What is the financial year?
The financial year is a 12-month period that the government/businesses use for tax purposes. At the end of the financial year, businesses are required to finalise their books and complete their tax return (summary of expenses and income for the financial year), which the Australian Tax Office (ATO) will use to determine the amount of tax owed by your business.
When does the financial year start?
In Australia, the financial year starts on 1 July.
When does the financial year end?
The end of the financial year in Australia is 30 June.
The date upon which you are required to submit your tax return depends on the type of business that you operate. Here’s everything you need to know:
Sole traders and self-employed – Must lodge an individual tax return from 1 July to 31 October.
Partnership – Must lodge a partnership tax return from 1 July to 31 October. If you’re lodging your tax return with a registered tax agent, you’ll need to contact them for more information.
Company – Lodgement dates vary, but most company tax returns are due by 28 February.
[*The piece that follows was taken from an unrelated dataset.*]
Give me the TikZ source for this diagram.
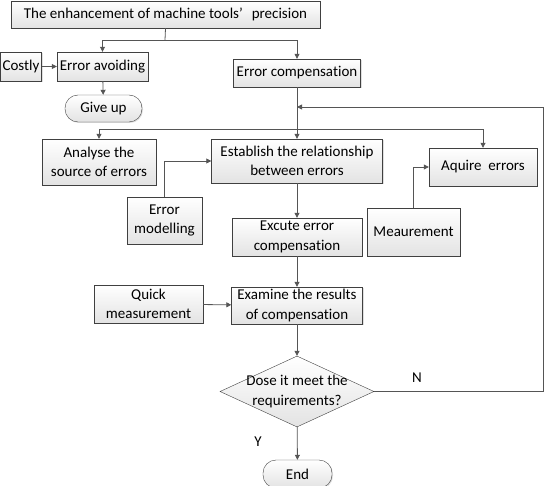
\documentclass[tikz,border=0pt]{standalone}
\usepackage{fontspec}
\setmainfont{Carlito}[Ligatures={NoCommon}]
\usepackage{tikz}
\usetikzlibrary{positioning,arrows.meta,shapes.geometric,shadows}
\definecolor{edgegray}{HTML}{404040}
\definecolor{linegray}{HTML}{555555}

\tikzset{
    box/.style={draw=edgegray, thin, top color=white, bottom color=gray!22, align=center,
        inner sep=0pt, font=\fontsize{15}{19.5}\selectfont,
        drop shadow={shadow xshift=1pt, shadow yshift=-1pt, opacity=0.25}},
    roundbox/.style={box, rounded corners=13pt},
    decision/.style={diamond, draw=edgegray, thin, top color=white, bottom color=gray!22,
        inner sep=0pt, aspect=2.17},
    arr/.style={-{Triangle[length=5pt,width=5pt]}, linegray, thick},
    wire/.style={linegray, thick},
    tag/.style={font=\fontsize{15}{19.5}\selectfont}
}

\begin{document}
\begin{tikzpicture}[x=1pt, y=-1pt]
    \useasboundingbox (0,0) rectangle (545,486);

    % boxes
    \node[box, minimum width=309pt, minimum height=27pt] (top) at (165.5,14.5) {The enhancement of machine tools’\hspace{0.6em}precision};
    \node[box, minimum width=41pt, minimum height=29pt] (costly) at (21,66.5) {Costly};
    \node[box, minimum width=91pt, minimum height=29pt] (avoid) at (102.5,66.5) {Error avoiding};
    \node[box, minimum width=127pt, minimum height=28pt] (comp) at (297,73) {Error compensation};
    \node[roundbox, minimum width=77pt, minimum height=27pt] (giveup) at (103.5,108.5) {Give up};
    \node[box, minimum width=114pt, minimum height=46pt] (analyse) at (99,162) {Analyse the\\source of errors};
    \node[box, minimum width=171pt, minimum height=44pt] (establish) at (297,161) {Establish the relationship\\between errors};
    \node[box, minimum width=108pt, minimum height=38pt] (aquire) at (483,167) {Aquire\ \ errors};
    \node[box, minimum width=75pt, minimum height=47pt] (model) at (164.5,220.5) {Error\\modelling};
    \node[box, minimum width=130pt, minimum height=38pt] (excute) at (297,237) {Excute error\\compensation};
    \node[box, minimum width=93pt, minimum height=48pt] (meas) at (413.5,232) {Meaurement};
    \node[box, minimum width=109pt, minimum height=38pt] (quick) at (148.5,304) {Quick\\measurement};
    \node[box, minimum width=131pt, minimum height=37pt] (examine) at (297,305.5) {Examine the results\\of compensation};
    \node[decision, minimum width=154pt, minimum height=71pt] (dec) at (297,391.5) {};
    \node[tag, align=center] (dectext) at (dec) {Dose it meet the\\requirements?};
    \node[roundbox, minimum width=69pt, minimum height=28pt] (end) at (297.5,474) {End};

    % junctions
    \coordinate (split1) at (165,40);
    \coordinate (split2) at (297,129.5);
    \coordinate (loopin) at (297,107);
    \coordinate (loopdn) at (543,391.5);
    \coordinate (loopup) at (543,107);

    % connectors
    \draw[wire] (top.south) -- (split1);
    \draw[arr] (split1) -| (avoid.north);
    \draw[arr] (split1) -| (comp.north);
    \draw[arr] (costly) -- (avoid);
    \draw[arr] (avoid) -- (giveup);
    \draw[wire] (comp.south) -- (split2);
    \draw[arr] (split2) -| (analyse.north);
    \draw[arr] (split2) -- (establish.north);
    \draw[arr] (split2) -| (aquire.north);
    \draw[arr] (model.north) |- (establish.west);
    \draw[arr] (meas.north) |- (aquire.west);
    \draw[arr] (establish) -- (excute);
    \draw[arr] (excute) -- (examine);
    \draw[arr] (quick) -- (examine);
    \draw[arr] (examine) -- (dec);
    \draw[arr] (dec) -- (end);
    \draw[wire] (dec.east) -- (loopdn) -- (loopup);
    \draw[arr] (loopup) -- (loopin);
    \node[tag] (ylabel) at (258,442) {Y};
    \node[tag] (nlabel) at (417,378) {N};
\end{tikzpicture}
\end{document}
However, it’s important to check with the ATO for your specific date.
What do you need to do at the end of the financial year?
There are several tasks that you should complete at the end of the financial year. Here’s a rundown of everything you need to do at the end of the financial year in Australia:
Prepare your financial reports – To lodge a tax return, you’ll need a profit and loss statement, balance sheet, cash flow statement, and the previous year’s tax return. Ensure that all these documents are ready to go.
Lodge your tax return – Now, it’s time to lodge the tax return for the financial year. You can do this yourself or hire an accountant to handle it for you.
Submit your BAS statement – Business Activity Statements need to be lodged monthly, quarterly, or annually (depending on your turnover). If you’re reporting annually (because you’re voluntarily registered for GST and your GST turnover is lower than $75,000) then your BAS statement submission date is 31 October.
Review your finances and business plans – The end of the financial year is also an excellent time to set yourself up for the year ahead. Think about your goals and priorities, the viability of your business strategy, changes in your business/financial environment, and new opportunities on the horizon. You should also go over your bookkeeping with your accounting to check whether you met your targets and what you may decide to do differently over the next financial year.
Update your insurance/business structure (if necessary) – Have your circumstances changed over the course of the preceding financial year? If so, your insurance coverage may need a revamp. You should also think about the extent to which your business has grown, and whether you need to amend your business structure to accommodate this, as compliance/tax regulations may differ depending on your overall business structure.